The word “their” in Matthew 18:10 is a collective pronoun in the Greek and refers to the fact that believers are served by angels in general. These angels are pictured as “always” watching the face of God so as to hear His command to them to help a believer when it is needed. The angels in this passage do not seem to be guarding a person so much as being attentive to the Father in heaven. The active duty or oversight comes from God then from the angels, because God alone is omniscient. He sees every believer at every moment, and He alone knows when one of us needs the intervention of an angel. Because they are continually seeing His face, the angels are at His disposal to help one of His “little ones.”

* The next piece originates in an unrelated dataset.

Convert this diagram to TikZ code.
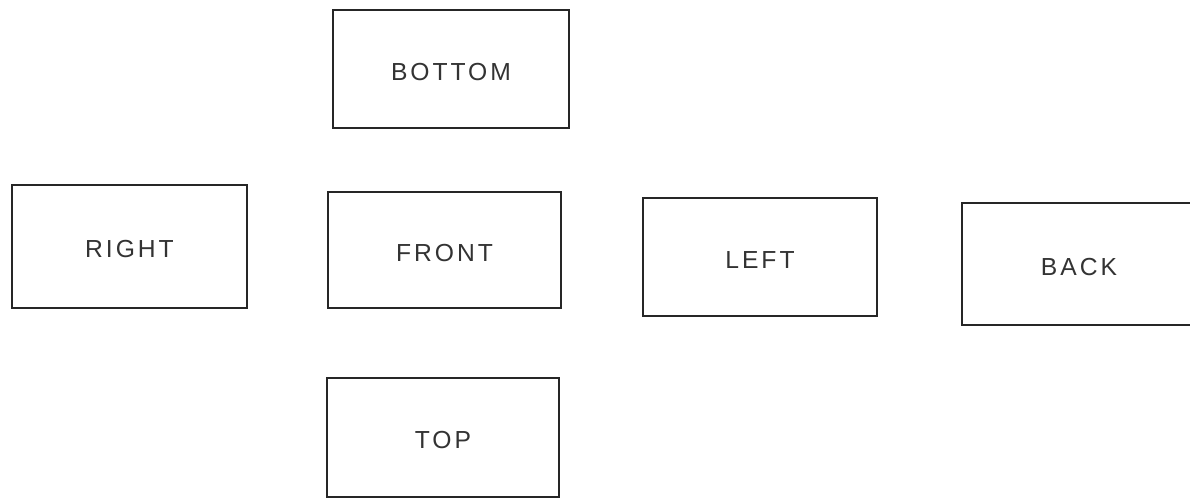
\documentclass[tikz,border=0pt]{standalone}
\usepackage{fontspec}
\setmainfont{Liberation Sans}
\tikzset{
  face/.style={draw=black!85, line width=1.1pt, inner sep=0pt, text height=17pt, text depth=0pt, font=\fontsize{18.5pt}{22pt}\selectfont\addfontfeature{LetterSpace=12}, text=black!80},
}
\begin{document}
\begin{tikzpicture}[x=0.75pt,y=0.75pt]
\useasboundingbox (0,0) rectangle (1190,-499);
\node[face, minimum width=236*0.75pt, minimum height=118*0.75pt] (bottom) at (451,-69) {BOTTOM};
\node[face, minimum width=235*0.75pt, minimum height=123*0.75pt] (right) at (129.5,-246.5) {RIGHT};
\node[face, minimum width=233*0.75pt, minimum height=116*0.75pt] (front) at (444.5,-250) {FRONT};
\node[face, minimum width=234*0.75pt, minimum height=118*0.75pt] (left) at (760,-257) {LEFT};
\begin{scope}
\clip (0,0) rectangle (1190,-499);
\node[face, minimum width=234*0.75pt, minimum height=122*0.75pt] (back) at (1079,-264) {BACK};
\end{scope}
\node[face, minimum width=232*0.75pt, minimum height=119*0.75pt] (top) at (443,-437.5) {TOP};
\end{tikzpicture}
\end{document}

It cannot be emphatically answered from Scripture whether or not each believer has a guardian angel assigned to him/her, although angels do record our lives for the day of judgment. God does use angels in ministering to us. It is scriptural to say that He uses them as He uses us; that is, He in no way needs us or them to accomplish His purposes, but chooses to use us and them nevertheless (Hebrews 1:7). In the end, whether or not we have an angel assigned to protect us, we have an even greater assurance from God: if we are His children through faith in Christ, He works all things together for our good (Romans 8:28-30), and Christ will never leave us or forsake us (Hebrews 13:5-6). If we have an omniscient, omnipotent, all-loving God with us, it does not really matter whether or not there is a finite guardian angel protecting us.